* _Problem to solve_:
Repeat the material below exactly, with no pictures.

* _Available data_:
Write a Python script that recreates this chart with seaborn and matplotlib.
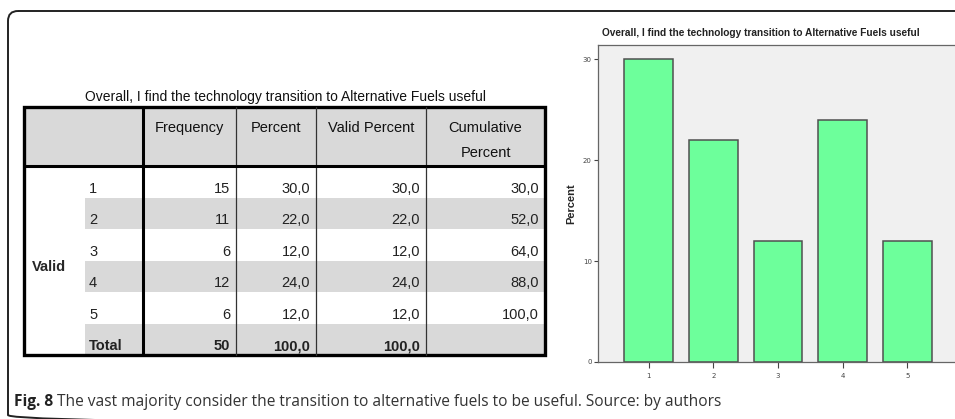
import matplotlib
matplotlib.use("Agg")
import matplotlib.pyplot as plt
from matplotlib.patches import FancyBboxPatch, Rectangle
import seaborn as sns

categories = ["1", "2", "3", "4", "5"]
frequency = [15, 11, 6, 12, 6]
percent = [30.0, 22.0, 12.0, 24.0, 12.0]
valid_percent = [30.0, 22.0, 12.0, 24.0, 12.0]
cumulative = [30.0, 52.0, 64.0, 88.0, 100.0]
total_frequency = 50
total_percent = 100.0
total_valid = 100.0
headers = ["Frequency", "Percent", "Valid Percent", "Cumulative\nPercent"]
title = "Overall, I find the technology transition to Alternative Fuels useful"
caption_bold = "Fig. 8"
caption_text = " The vast majority consider the transition to alternative fuels to be useful. Source: by authors"

sns.set_style("white")
narrow = ["Liberation Sans Narrow", "Liberation Sans", "DejaVu Sans"]


def comma(v):
    return f"{v:.1f}".replace(".", ",")


fig = plt.figure(figsize=(9.55, 4.19), dpi=100)
fig.patch.set_facecolor("white")

# overlay in pixel coordinates for the frame, table and caption
ov = fig.add_axes([0, 0, 1, 1])
ov.set_xlim(0, 955)
ov.set_ylim(419, 0)
ov.axis("off")

ov.add_patch(FancyBboxPatch((8, 11), 1000, 414, boxstyle="round,pad=0,rounding_size=10",
                            fc="none", ec="#222222", lw=1.4))

# ---- table ----
cols = [24, 143, 236, 316, 426, 545]
top, head_bot, bottom = 107, 166, 355
row_h = (bottom - head_bot) / 6
band = "#d9d9d9"
fs = 10.5

ov.add_patch(Rectangle((cols[0], top), cols[-1] - cols[0], head_bot - top, fc=band, ec="none"))
for r in [1, 3, 5]:
    y0 = head_bot + r * row_h
    ov.add_patch(Rectangle((85, y0), cols[-1] - 85, row_h, fc=band, ec="none"))

for x in cols[2:-1]:
    ov.plot([x, x], [top, bottom], color="#333333", lw=0.9)
ov.plot([cols[1], cols[1]], [top, bottom], color="black", lw=2.2)
ov.plot([cols[0], cols[-1]], [head_bot, head_bot], color="black", lw=2.2)
ov.add_patch(Rectangle((cols[0], top), cols[-1] - cols[0], bottom - top, fc="none", ec="black", lw=2.4))

ov.text(285, 97, title, ha="center", va="center", fontsize=10, family=narrow, color="#111111")

for i, h in enumerate(headers):
    cx = (cols[i + 1] + cols[i + 2]) / 2
    ov.text(cx, 121, h, ha="center", va="top", fontsize=fs, family=narrow, linespacing=2.0,
            color="#111111")

ov.text(32, 267, "Valid", ha="left", va="center", fontsize=fs, family=narrow, weight="bold")

rows = []
for i in range(len(categories)):
    rows.append([categories[i], str(frequency[i]), comma(percent[i]), comma(valid_percent[i]), comma(cumulative[i])])
rows.append(["Total", str(total_frequency), comma(total_percent), comma(total_valid), ""])

for r, vals in enumerate(rows):
    yb = head_bot + (r + 1) * row_h - 5
    w = "bold" if r == len(rows) - 1 else "normal"
    ov.text(89, yb, vals[0], ha="left", va="baseline", fontsize=fs, family=narrow, weight=w,
            color="#222222")
    for c in range(4):
        ov.text(cols[c + 2] - 6, yb, vals[c + 1], ha="right", va="baseline", fontsize=fs,
                family=narrow, weight=w, color="#222222")

# ---- caption ----
t = ov.text(14, 406, caption_bold, ha="left", va="baseline", fontsize=11.2,
            family=["Open Sans", "DejaVu Sans"], weight="bold", color="#222222")
fig.canvas.draw()
bb = t.get_window_extent()
ov.text(14 + bb.width, 406, caption_text, ha="left", va="baseline", fontsize=11.2,
        family=["Open Sans", "DejaVu Sans"], color="#333333")

# ---- bar chart ----
left_px, right_px, top_px, bot_px = 598, 958, 45, 362
ax = fig.add_axes([left_px / 955, 1 - bot_px / 419, (right_px - left_px) / 955, (bot_px - top_px) / 419])
ax.set_facecolor("#f0f0f0")
sns.barplot(x=categories, y=percent, color="#6dff9b", edgecolor="#505050", linewidth=1.1,
            width=0.75, saturation=1, ax=ax)
ax.set_xlim(-0.78, 4.78)
ax.set_ylim(0, 31.4)
ax.set_yticks([0, 10, 20, 30])
ax.set_yticklabels(["0", "10", "20", "30"])
ax.tick_params(axis="both", length=3, width=0.8, color="#444444", labelsize=5,
               labelcolor="#444444", pad=1.5, left=True, bottom=True)
ax.tick_params(axis="x", length=4, pad=4)
for s in ax.spines.values():
    s.set_color("#666666")
    s.set_linewidth(0.9)
ax.set_xlabel("")
ax.set_ylabel("Percent", fontsize=8, weight="bold", family=["Liberation Sans", "DejaVu Sans"], labelpad=5)
ov.text(761, 33, title, ha="center", va="center", fontsize=7.3, family=narrow, weight="bold", color="#222222")

fig.savefig("out.png", dpi=100, facecolor="white")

* _Full answer_:
Write a Python script that recreates this chart with seaborn and matplotlib.
import matplotlib
matplotlib.use("Agg")
import matplotlib.pyplot as plt
from matplotlib.patches import FancyBboxPatch, Rectangle
import seaborn as sns

categories = ["1", "2", "3", "4", "5"]
frequency = [15, 11, 6, 12, 6]
percent = [30.0, 22.0, 12.0, 24.0, 12.0]
valid_percent = [30.0, 22.0, 12.0, 24.0, 12.0]
cumulative = [30.0, 52.0, 64.0, 88.0, 100.0]
total_frequency = 50
total_percent = 100.0
total_valid = 100.0
headers = ["Frequency", "Percent", "Valid Percent", "Cumulative\nPercent"]
title = "Overall, I find the technology transition to Alternative Fuels useful"
caption_bold = "Fig. 8"
caption_text = " The vast majority consider the transition to alternative fuels to be useful. Source: by authors"

sns.set_style("white")
narrow = ["Liberation Sans Narrow", "Liberation Sans", "DejaVu Sans"]


def comma(v):
    return f"{v:.1f}".replace(".", ",")


fig = plt.figure(figsize=(9.55, 4.19), dpi=100)
fig.patch.set_facecolor("white")

# overlay in pixel coordinates for the frame, table and caption
ov = fig.add_axes([0, 0, 1, 1])
ov.set_xlim(0, 955)
ov.set_ylim(419, 0)
ov.axis("off")

ov.add_patch(FancyBboxPatch((8, 11), 1000, 414, boxstyle="round,pad=0,rounding_size=10",
                            fc="none", ec="#222222", lw=1.4))

# ---- table ----
cols = [24, 143, 236, 316, 426, 545]
top, head_bot, bottom = 107, 166, 355
row_h = (bottom - head_bot) / 6
band = "#d9d9d9"
fs = 10.5

ov.add_patch(Rectangle((cols[0], top), cols[-1] - cols[0], head_bot - top, fc=band, ec="none"))
for r in [1, 3, 5]:
    y0 = head_bot + r * row_h
    ov.add_patch(Rectangle((85, y0), cols[-1] - 85, row_h, fc=band, ec="none"))

for x in cols[2:-1]:
    ov.plot([x, x], [top, bottom], color="#333333", lw=0.9)
ov.plot([cols[1], cols[1]], [top, bottom], color="black", lw=2.2)
ov.plot([cols[0], cols[-1]], [head_bot, head_bot], color="black", lw=2.2)
ov.add_patch(Rectangle((cols[0], top), cols[-1] - cols[0], bottom - top, fc="none", ec="black", lw=2.4))

ov.text(285, 97, title, ha="center", va="center", fontsize=10, family=narrow, color="#111111")

for i, h in enumerate(headers):
    cx = (cols[i + 1] + cols[i + 2]) / 2
    ov.text(cx, 121, h, ha="center", va="top", fontsize=fs, family=narrow, linespacing=2.0,
            color="#111111")

ov.text(32, 267, "Valid", ha="left", va="center", fontsize=fs, family=narrow, weight="bold")

rows = []
for i in range(len(categories)):
    rows.append([categories[i], str(frequency[i]), comma(percent[i]), comma(valid_percent[i]), comma(cumulative[i])])
rows.append(["Total", str(total_frequency), comma(total_percent), comma(total_valid), ""])

for r, vals in enumerate(rows):
    yb = head_bot + (r + 1) * row_h - 5
    w = "bold" if r == len(rows) - 1 else "normal"
    ov.text(89, yb, vals[0], ha="left", va="baseline", fontsize=fs, family=narrow, weight=w,
            color="#222222")
    for c in range(4):
        ov.text(cols[c + 2] - 6, yb, vals[c + 1], ha="right", va="baseline", fontsize=fs,
                family=narrow, weight=w, color="#222222")

# ---- caption ----
t = ov.text(14, 406, caption_bold, ha="left", va="baseline", fontsize=11.2,
            family=["Open Sans", "DejaVu Sans"], weight="bold", color="#222222")
fig.canvas.draw()
bb = t.get_window_extent()
ov.text(14 + bb.width, 406, caption_text, ha="left", va="baseline", fontsize=11.2,
        family=["Open Sans", "DejaVu Sans"], color="#333333")

# ---- bar chart ----
left_px, right_px, top_px, bot_px = 598, 958, 45, 362
ax = fig.add_axes([left_px / 955, 1 - bot_px / 419, (right_px - left_px) / 955, (bot_px - top_px) / 419])
ax.set_facecolor("#f0f0f0")
sns.barplot(x=categories, y=percent, color="#6dff9b", edgecolor="#505050", linewidth=1.1,
            width=0.75, saturation=1, ax=ax)
ax.set_xlim(-0.78, 4.78)
ax.set_ylim(0, 31.4)
ax.set_yticks([0, 10, 20, 30])
ax.set_yticklabels(["0", "10", "20", "30"])
ax.tick_params(axis="both", length=3, width=0.8, color="#444444", labelsize=5,
               labelcolor="#444444", pad=1.5, left=True, bottom=True)
ax.tick_params(axis="x", length=4, pad=4)
for s in ax.spines.values():
    s.set_color("#666666")
    s.set_linewidth(0.9)
ax.set_xlabel("")
ax.set_ylabel("Percent", fontsize=8, weight="bold", family=["Liberation Sans", "DejaVu Sans"], labelpad=5)
ov.text(761, 33, title, ha="center", va="center", fontsize=7.3, family=narrow, weight="bold", color="#222222")

fig.savefig("out.png", dpi=100, facecolor="white")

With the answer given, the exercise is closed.